Tuesday, November 15, 2011

Miso Soup for Ninjas!

Miso (a fermented, aged soybean paste) is one of the most nourishing foods on the planet. Really really. It's been around since 800 BC, and there's probably a pretty solid reason for that. It's a good source of calcium, magnesium, phosphorous, potassium, many B vitamins, as well as easy-to-digest protein. It's possible you find that boring. Stay with me.... it also helps improve crappy, weak digestion, is used to help treat cancer, to alkalinize overly acidic bodies, as a libido tonic (you heard me), as well as to heal several types of intestinal infections. Miso's got lots of antioxidants such as sapoins and melanoidins (moreso in the darker, aged versions). It's got lots of good bacteria which increases the overall usability of nutrients as well as myriad other benefits. Miso helps you rid your body of excess tobacco. In traditional Japan, miso is still used to remove tar from smoker's pipes! That blew my mind just a bit.

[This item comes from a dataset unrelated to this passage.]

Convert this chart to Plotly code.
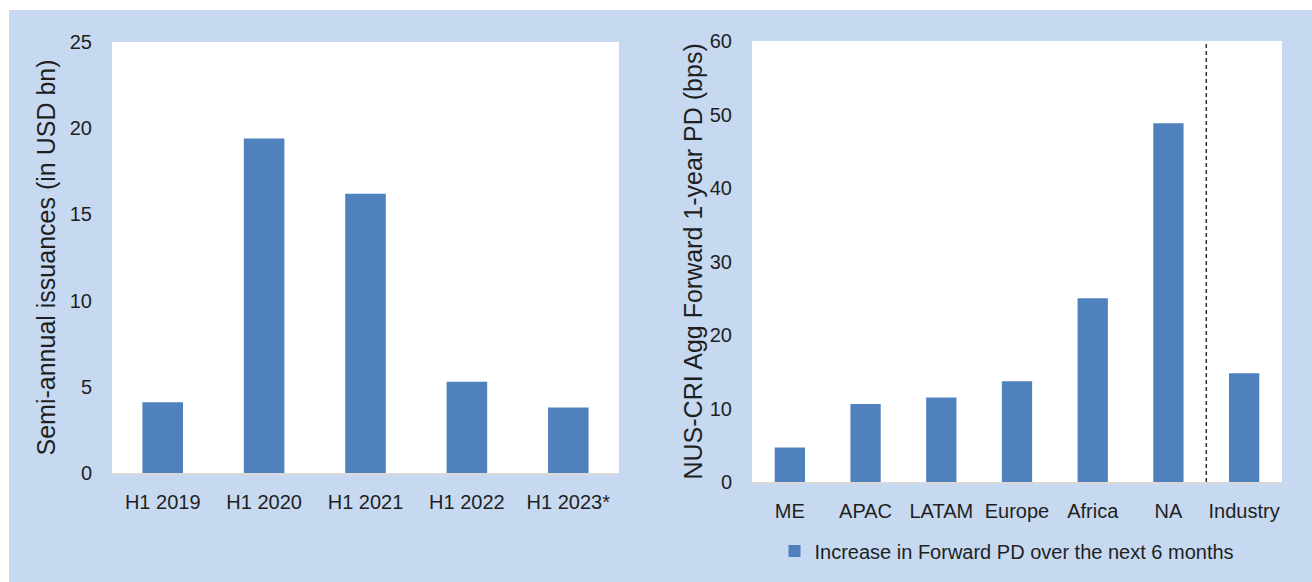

I promised you guys forever ago that I'd give you my recipe for miso soup. Not sure why it took me so long, but it did. Allow me to mention in advance that this is the Beany von Doom take on the traditional miso soup. A real miso soup is usually mostly broth, peppered with a few vegetables, some tofu and seaweed and is generally meant as a starter course. When it's a main meal, it's generally a light meal meant for healing. Enter my miso soup. It is a meal that will not leave you wanting and I'm not frigging around. Adjust the quantity depending on your appetite or the number of folks you intend to feed. 

Basically, I boil about two cups of water in a small pot, add three or four dried shitake mushrooms, between one and a half and two cups of seasonal vegetables (make sure to have some greens!), a quarter of a block of fresh cubed tofu or a few pieces of frozen fried tofu, and some kamut soba or spaghetti. Simmer this for 15 minutes with the lid partially askew. This way much of the water evaporates, and we're left with enough to make a broth, but not so much that you'll be full off water. 

When the vegetables are suitably tender, ladle out a bit of broth in a small bowl and add a heaping teaspoon of miso paste. If this isn't enough, you can add a bit more, but remember that miso is extremely salty! Whisk to combine, then add it back to the soup. This step is important, because if you boil the miso, the heat destroys many of its beneficial properties. To cool it down,  I add a splash of rice wine and sometimes some hot sauce or spicy seasoning. This is an awesome ninjalike move, definitely not a traditional monastic one, not that there's anything wrong with monks.

Voila. You just ate lots of vegetables for breakfast! This is actually my favourite breakfast. I'll often prepare the soup before I begin to exercise, let it simmer, then take it out to cool partway through my workout. When I'm done, it's ready, and I'm rewarded with my lovely soup. I eat it, breathe in the steam, and continue to sweat. It's awesome. It's a very alkalinizing start to your day. Your cells have a fighting chance!

Do you make miso soup? What the heck is yours like? What else do you do with miso?


  1. I've been trying my hardest to eat more veggies and you've just inspired me to eat loaded miso soup for breakfast - thanks!

  2. Oh that's wonderful! That makes me very happy! Let me know how it turns out. And something that I didn't mention in the post that's great for this time of year: adding some grated ginger to this soup will help warm you and fire up your digestion. Happy cooking, Ninja Amber!